Source excerpt.
☆ ☆ ☆ ☆ ☆ ☆ ☆
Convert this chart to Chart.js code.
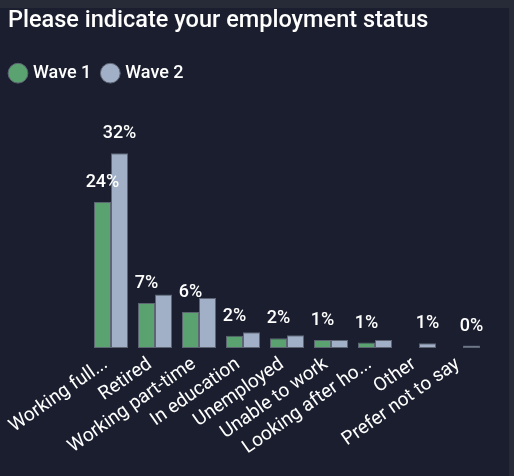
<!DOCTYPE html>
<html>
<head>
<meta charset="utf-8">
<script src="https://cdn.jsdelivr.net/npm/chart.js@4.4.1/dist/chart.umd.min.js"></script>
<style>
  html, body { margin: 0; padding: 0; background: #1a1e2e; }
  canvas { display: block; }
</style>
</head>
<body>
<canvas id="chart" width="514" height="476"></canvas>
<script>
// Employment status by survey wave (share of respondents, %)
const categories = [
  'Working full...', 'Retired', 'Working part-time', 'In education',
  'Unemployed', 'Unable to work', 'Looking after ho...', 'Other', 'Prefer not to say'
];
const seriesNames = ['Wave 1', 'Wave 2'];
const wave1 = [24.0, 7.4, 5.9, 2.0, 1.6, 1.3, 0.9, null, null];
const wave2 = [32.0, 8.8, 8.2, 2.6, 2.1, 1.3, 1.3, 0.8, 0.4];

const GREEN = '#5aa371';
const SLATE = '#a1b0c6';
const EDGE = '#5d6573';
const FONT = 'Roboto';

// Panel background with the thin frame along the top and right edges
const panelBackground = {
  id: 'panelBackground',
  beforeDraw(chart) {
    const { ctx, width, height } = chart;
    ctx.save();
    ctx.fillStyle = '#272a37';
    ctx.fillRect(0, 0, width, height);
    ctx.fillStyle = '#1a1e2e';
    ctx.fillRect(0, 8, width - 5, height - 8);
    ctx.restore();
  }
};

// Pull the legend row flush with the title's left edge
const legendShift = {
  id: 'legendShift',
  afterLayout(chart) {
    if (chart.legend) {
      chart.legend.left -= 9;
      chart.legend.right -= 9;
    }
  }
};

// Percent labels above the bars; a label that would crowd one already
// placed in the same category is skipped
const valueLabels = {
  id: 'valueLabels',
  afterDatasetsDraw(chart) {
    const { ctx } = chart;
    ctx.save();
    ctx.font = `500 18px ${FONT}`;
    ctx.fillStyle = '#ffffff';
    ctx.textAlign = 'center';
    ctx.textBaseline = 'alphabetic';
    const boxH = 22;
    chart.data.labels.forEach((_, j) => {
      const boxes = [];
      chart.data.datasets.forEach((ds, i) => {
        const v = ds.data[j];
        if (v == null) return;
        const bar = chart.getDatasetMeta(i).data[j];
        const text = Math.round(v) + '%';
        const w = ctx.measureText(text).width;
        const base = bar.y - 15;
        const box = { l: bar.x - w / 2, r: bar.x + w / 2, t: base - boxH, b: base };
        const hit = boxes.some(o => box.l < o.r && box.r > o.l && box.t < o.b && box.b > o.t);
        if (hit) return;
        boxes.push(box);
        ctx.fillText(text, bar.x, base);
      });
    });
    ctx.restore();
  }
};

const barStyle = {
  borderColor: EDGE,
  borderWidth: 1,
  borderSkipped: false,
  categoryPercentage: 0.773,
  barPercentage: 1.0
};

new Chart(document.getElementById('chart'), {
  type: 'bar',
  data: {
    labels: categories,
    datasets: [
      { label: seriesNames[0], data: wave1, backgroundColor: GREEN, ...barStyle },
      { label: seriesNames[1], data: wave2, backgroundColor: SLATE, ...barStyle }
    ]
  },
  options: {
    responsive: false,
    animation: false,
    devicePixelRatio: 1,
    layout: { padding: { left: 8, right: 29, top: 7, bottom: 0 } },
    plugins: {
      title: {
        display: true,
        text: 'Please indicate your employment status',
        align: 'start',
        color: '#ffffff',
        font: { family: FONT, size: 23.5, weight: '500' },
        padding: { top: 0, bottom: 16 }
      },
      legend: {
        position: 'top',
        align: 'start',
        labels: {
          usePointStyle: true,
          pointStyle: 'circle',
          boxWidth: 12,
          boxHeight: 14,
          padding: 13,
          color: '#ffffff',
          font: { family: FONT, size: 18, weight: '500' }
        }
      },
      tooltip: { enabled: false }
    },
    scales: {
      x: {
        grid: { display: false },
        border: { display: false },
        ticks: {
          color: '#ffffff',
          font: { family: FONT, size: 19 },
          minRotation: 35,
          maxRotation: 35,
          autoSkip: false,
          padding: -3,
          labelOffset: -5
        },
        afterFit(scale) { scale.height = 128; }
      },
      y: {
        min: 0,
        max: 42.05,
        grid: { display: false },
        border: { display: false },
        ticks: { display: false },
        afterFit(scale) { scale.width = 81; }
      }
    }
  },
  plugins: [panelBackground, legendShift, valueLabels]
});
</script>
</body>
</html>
☆ ☆ ☆ ☆ ☆ ☆ ☆
Stated problem. Output the material word for word, omitting its pictures.

Written reply.
Convert this chart to Chart.js code.
<!DOCTYPE html>
<html>
<head>
<meta charset="utf-8">
<script src="https://cdn.jsdelivr.net/npm/chart.js@4.4.1/dist/chart.umd.min.js"></script>
<style>
  html, body { margin: 0; padding: 0; background: #1a1e2e; }
  canvas { display: block; }
</style>
</head>
<body>
<canvas id="chart" width="514" height="476"></canvas>
<script>
// Employment status by survey wave (share of respondents, %)
const categories = [
  'Working full...', 'Retired', 'Working part-time', 'In education',
  'Unemployed', 'Unable to work', 'Looking after ho...', 'Other', 'Prefer not to say'
];
const seriesNames = ['Wave 1', 'Wave 2'];
const wave1 = [24.0, 7.4, 5.9, 2.0, 1.6, 1.3, 0.9, null, null];
const wave2 = [32.0, 8.8, 8.2, 2.6, 2.1, 1.3, 1.3, 0.8, 0.4];

const GREEN = '#5aa371';
const SLATE = '#a1b0c6';
const EDGE = '#5d6573';
const FONT = 'Roboto';

// Panel background with the thin frame along the top and right edges
const panelBackground = {
  id: 'panelBackground',
  beforeDraw(chart) {
    const { ctx, width, height } = chart;
    ctx.save();
    ctx.fillStyle = '#272a37';
    ctx.fillRect(0, 0, width, height);
    ctx.fillStyle = '#1a1e2e';
    ctx.fillRect(0, 8, width - 5, height - 8);
    ctx.restore();
  }
};

// Pull the legend row flush with the title's left edge
const legendShift = {
  id: 'legendShift',
  afterLayout(chart) {
    if (chart.legend) {
      chart.legend.left -= 9;
      chart.legend.right -= 9;
    }
  }
};

// Percent labels above the bars; a label that would crowd one already
// placed in the same category is skipped
const valueLabels = {
  id: 'valueLabels',
  afterDatasetsDraw(chart) {
    const { ctx } = chart;
    ctx.save();
    ctx.font = `500 18px ${FONT}`;
    ctx.fillStyle = '#ffffff';
    ctx.textAlign = 'center';
    ctx.textBaseline = 'alphabetic';
    const boxH = 22;
    chart.data.labels.forEach((_, j) => {
      const boxes = [];
      chart.data.datasets.forEach((ds, i) => {
        const v = ds.data[j];
        if (v == null) return;
        const bar = chart.getDatasetMeta(i).data[j];
        const text = Math.round(v) + '%';
        const w = ctx.measureText(text).width;
        const base = bar.y - 15;
        const box = { l: bar.x - w / 2, r: bar.x + w / 2, t: base - boxH, b: base };
        const hit = boxes.some(o => box.l < o.r && box.r > o.l && box.t < o.b && box.b > o.t);
        if (hit) return;
        boxes.push(box);
        ctx.fillText(text, bar.x, base);
      });
    });
    ctx.restore();
  }
};

const barStyle = {
  borderColor: EDGE,
  borderWidth: 1,
  borderSkipped: false,
  categoryPercentage: 0.773,
  barPercentage: 1.0
};

new Chart(document.getElementById('chart'), {
  type: 'bar',
  data: {
    labels: categories,
    datasets: [
      { label: seriesNames[0], data: wave1, backgroundColor: GREEN, ...barStyle },
      { label: seriesNames[1], data: wave2, backgroundColor: SLATE, ...barStyle }
    ]
  },
  options: {
    responsive: false,
    animation: false,
    devicePixelRatio: 1,
    layout: { padding: { left: 8, right: 29, top: 7, bottom: 0 } },
    plugins: {
      title: {
        display: true,
        text: 'Please indicate your employment status',
        align: 'start',
        color: '#ffffff',
        font: { family: FONT, size: 23.5, weight: '500' },
        padding: { top: 0, bottom: 16 }
      },
      legend: {
        position: 'top',
        align: 'start',
        labels: {
          usePointStyle: true,
          pointStyle: 'circle',
          boxWidth: 12,
          boxHeight: 14,
          padding: 13,
          color: '#ffffff',
          font: { family: FONT, size: 18, weight: '500' }
        }
      },
      tooltip: { enabled: false }
    },
    scales: {
      x: {
        grid: { display: false },
        border: { display: false },
        ticks: {
          color: '#ffffff',
          font: { family: FONT, size: 19 },
          minRotation: 35,
          maxRotation: 35,
          autoSkip: false,
          padding: -3,
          labelOffset: -5
        },
        afterFit(scale) { scale.height = 128; }
      },
      y: {
        min: 0,
        max: 42.05,
        grid: { display: false },
        border: { display: false },
        ticks: { display: false },
        afterFit(scale) { scale.width = 81; }
      }
    }
  },
  plugins: [panelBackground, legendShift, valueLabels]
});
</script>
</body>
</html>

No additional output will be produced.